If approved by voters, the measure would legalize recreational marijuana for people ages 21 and older, allowing adults over this age to possess up to eight ounces of "dried" marijuana and up to four plants. Additionally, the measure would task the Oregon Liquor Control Commission with regulating sales of the drug.[2][3] The initiative is being sponsored by the group "New Approach Oregon." Anthony Johnson, the chief petitioner, hoped legislators would refer the measure to the ballot, however they failed to do so before the 2014 session ended on March 10, 2014.[2]

Background

The 2012 elections proved to be groundbreaking for marijuana legalization support groups. Voters in Washington approved Initiative 502, thereby legalizing the recreational use of marijuana. Coloradans followed suit when they approved Amendment 64 during the same election. However, voters in Oregon rejected Measure 80, a similar, though slightly less stringent, marijuana legalization measure. Measure 80 would have allowed adults over the age of 21 to possess an unlimited supply of marijuana and given an industry-dominated board permission to regulate sales.[2]

Text of measure

Ballot title

The certified ballot title reads as:[4]

Allows possession, manufacture, sale of marijuana by/to adults, subject to state licensing, regulation, taxation[5]

Support

The initiative is being sponsored by the group "New Approach Oregon."[2]

Path to the ballot

See also: Laws governing the initiative process in Oregon

Supporters had to collect 87,213 valid signatures by July 3, 2014 in order to land the initiative on the ballot.
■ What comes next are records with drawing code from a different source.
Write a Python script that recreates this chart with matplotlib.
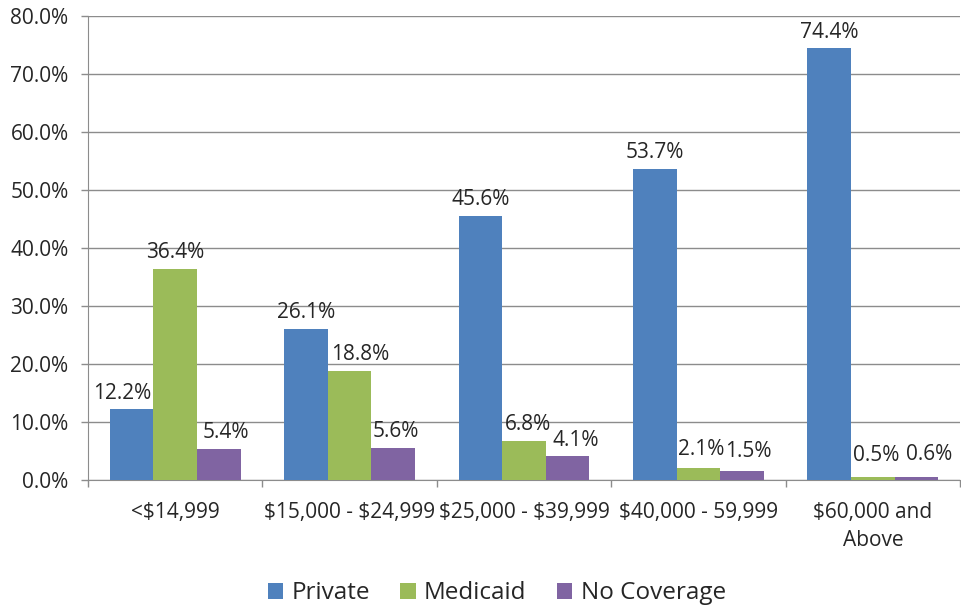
import matplotlib

matplotlib.use("Agg")
import matplotlib.pyplot as plt
import numpy as np
from matplotlib.ticker import FuncFormatter, MultipleLocator

plt.rcParams["font.family"] = ["Open Sans", "DejaVu Sans"]

CATEGORIES = ["<\\$14,999", "\\$15,000 - \\$24,999", "\\$25,000 - \\$39,999", "\\$40,000 - 59,999", "\\$60,000 and\nAbove"]
PRIVATE = [12.2, 26.1, 45.6, 53.7, 74.4]
MEDICAID = [36.4, 18.8, 6.8, 2.1, 0.5]
NO_COVERAGE = [5.4, 5.6, 4.1, 1.5, 0.6]

SERIES = [
    ("Private", PRIVATE, "#4F81BD"),
    ("Medicaid", MEDICAID, "#9BBB59"),
    ("No Coverage", NO_COVERAGE, "#8064A2"),
]

# sideways nudge (px) of data labels, the way Excel shifts crowded ones
LABEL_NUDGE = {
    "Private": [-9, 0, 0, 0, 0],
    "Medicaid": [0, 11, 4, 3, 3],
    "No Coverage": [7, 3, 8, 6, 13],
}

TEXT = "#262626"
GRID = "#8c8c8c"


def main():
    fig = plt.figure(figsize=(9.61, 6.08), dpi=100)
    ax = fig.add_axes([0.0916, 0.2105, 0.9074, 0.7632])

    x = np.arange(len(CATEGORIES))
    width = 0.25
    for i, (label, values, color) in enumerate(SERIES):
        pos = x + (i - 1) * width
        bars = ax.bar(pos, values, width, color=color, label=label, zorder=3)
        for b, v, dx in zip(bars, values, LABEL_NUDGE[label]):
            # excel keeps labels of tiny bars clear of the axis
            dy = 4 if v >= 3 else 9 - v * 1.5
            ax.annotate(f"{v:.1f}%", (b.get_x() + b.get_width() / 2, v),
                        xytext=(dx * 0.72, dy), textcoords="offset points",
                        ha="center", va="bottom", fontsize=15, color=TEXT)

    ax.set_xlim(-0.5, len(CATEGORIES) - 0.5)
    ax.set_ylim(0, 80)
    ax.yaxis.set_major_locator(MultipleLocator(10))
    ax.yaxis.set_major_formatter(FuncFormatter(lambda v, _: f"{v:.1f}%"))
    ax.grid(axis="y", color=GRID, linewidth=1.0, zorder=0)
    ax.set_axisbelow(True)

    ax.set_xticks(x)
    ax.set_xticklabels(CATEGORIES, linespacing=1.45)
    ax.set_xticks(np.arange(len(CATEGORIES) + 1) - 0.5, minor=True)
    ax.tick_params(axis="x", which="major", length=0, pad=16, labelsize=15, labelcolor=TEXT)
    ax.tick_params(axis="x", which="minor", length=5, color=GRID, width=1.0)
    ax.tick_params(axis="y", length=5, color=GRID, width=1.0, labelsize=15, labelcolor=TEXT, pad=9)

    for side in ["top", "right"]:
        ax.spines[side].set_visible(False)
    ax.spines["left"].set_color(GRID)
    ax.spines["bottom"].set_color(GRID)

    handles, labels = ax.get_legend_handles_labels()
    fig.legend(handles, labels, loc="center", bbox_to_anchor=(0.517, 0.024), ncol=3,
               frameon=False, fontsize=17.5, handlelength=0.62, handleheight=0.62,
               handletextpad=0.35, columnspacing=1.25, labelcolor=TEXT)

    fig.savefig("out.png", dpi=100)
    plt.close(fig)


if __name__ == "__main__":
    main()
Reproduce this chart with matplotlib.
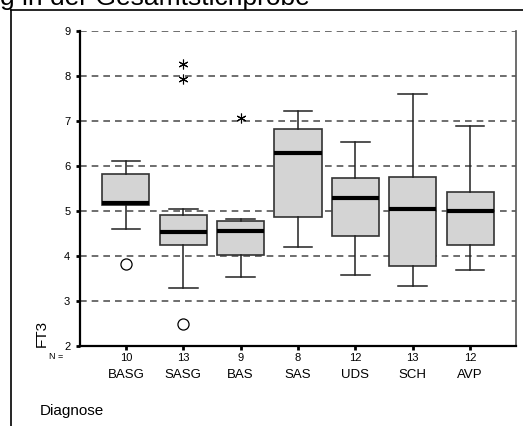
import matplotlib.pyplot as plt
from matplotlib.lines import Line2D

plt.rcParams['font.family'] = ['Liberation Sans', 'DejaVu Sans']

### Data
groups = ["BASG", "SASG", "BAS", "SAS", "UDS", "SCH", "AVP"]
n_cases = [10, 13, 9, 8, 12, 13, 12]
whisk_lo = [4.61, 3.30, 3.53, 4.19, 3.58, 3.34, 3.70]
q1 = [5.13, 4.25, 4.02, 4.86, 4.44, 3.78, 4.24]
median = [5.18, 4.53, 4.56, 6.30, 5.28, 5.04, 4.99]
q3 = [5.83, 4.90, 4.78, 6.83, 5.73, 5.76, 5.42]
whisk_hi = [6.12, 5.04, 4.82, 7.22, 6.54, 7.59, 6.90]
# outliers (circles) and extremes (asterisks)
outliers = [[3.82], [2.48], [], [], [], [], []]
extremes = [[], [8.27, 7.93], [7.07], [], [], [], []]

### Figure
fig = plt.figure(figsize=(5.23, 4.26), dpi=100)
ax = fig.add_axes([80 / 523, 80 / 426, 436 / 523, 315 / 426])

stats = []
for i, g in enumerate(groups):
    stats.append(dict(label=g, whislo=whisk_lo[i], q1=q1[i], med=median[i],
                      q3=q3[i], whishi=whisk_hi[i], fliers=[]))

pos = list(range(1, len(groups) + 1))
ax.bxp(stats, positions=pos, widths=0.82, patch_artist=True, showfliers=False,
       boxprops=dict(facecolor="#d4d4d4", edgecolor="#333333", linewidth=1.2),
       medianprops=dict(color="black", linewidth=3),
       whiskerprops=dict(color="#222222", linewidth=1.1),
       capprops=dict(color="#222222", linewidth=1.1),
       capwidths=0.5, zorder=3)

for i, p in enumerate(pos):
    for v in outliers[i]:
        ax.plot(p, v, marker="o", markersize=8, markerfacecolor="none",
                markeredgecolor="black", markeredgewidth=0.9, zorder=4)
    for v in extremes[i]:
        ax.plot(p, v, marker=(6, 2, 0), markersize=7, color="black",
                markeredgewidth=0.8, zorder=4)

# dashed reference lines
for yv in range(3, 10):
    ax.axhline(yv, color="#555555", linestyle=(0, (4, 3)), linewidth=1.2, zorder=1)

ax.set_xlim(0.2, 7.8)
ax.set_ylim(2, 9)
ax.set_yticks(range(2, 10))
ax.set_xticks(pos)
ax.set_xticklabels([str(n) for n in n_cases])
ax.tick_params(axis="both", length=3, width=2, labelsize=8, pad=4)
ax.tick_params(axis="x", pad=2)

ax.spines["top"].set_visible(False)
ax.spines["left"].set_linewidth(1.6)
ax.spines["bottom"].set_linewidth(1.6)
ax.spines["right"].set_color("#555555")
ax.spines["right"].set_linewidth(1.2)

# group names under the N row
for p, g in zip(pos, groups):
    ax.annotate(g, xy=(p, 0), xycoords=("data", "axes fraction"),
                xytext=(0, -21), textcoords="offset points",
                ha="center", va="center", fontsize=9.5)
ax.annotate("N =", xy=(0, 0), xycoords="axes fraction", xytext=(-12, -7.5),
            textcoords="offset points", ha="right", va="center", fontsize=6.5)

fig.text(42 / 523, 1 - 333 / 426, "FT3", rotation=90, ha="center", va="center",
         fontsize=11)
fig.text(40 / 523, 1 - 411 / 426, "Diagnose", ha="left", va="center", fontsize=11)

# outer frame and cut-off title
fig.add_artist(Line2D([11 / 523, 11 / 523], [0, 1 - 10 / 426], color="black",
                      linewidth=1.2, transform=fig.transFigure))
fig.add_artist(Line2D([11 / 523, 1], [1 - 10 / 426, 1 - 10 / 426], color="black",
                      linewidth=1.2, transform=fig.transFigure))
fig.text(0, 1 - 5 / 426, "g in der Gesamtstichprobe", ha="left", va="baseline",
         fontsize=19)

fig.savefig("out.png", dpi=100)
The version of the proposed initiative been circulated for signatures was the second version submitted to the Oregon Secretary of State by supporters. The first version, proposed initiative number 37, faced a legal challenge to its ballot language, which delayed its certification for signature gathering. After the current version, proposed initiative number 53, was submitted and approved for circulation, the petitioners withdrew proposed initiative 37.[6][7]

Supporters of the initiative began collecting signatures on April 17, 2014.[8] They announced that they had gathered 145,000 signatures on June 26, 2014, and submitted them to the secretary of state on the same day.[9]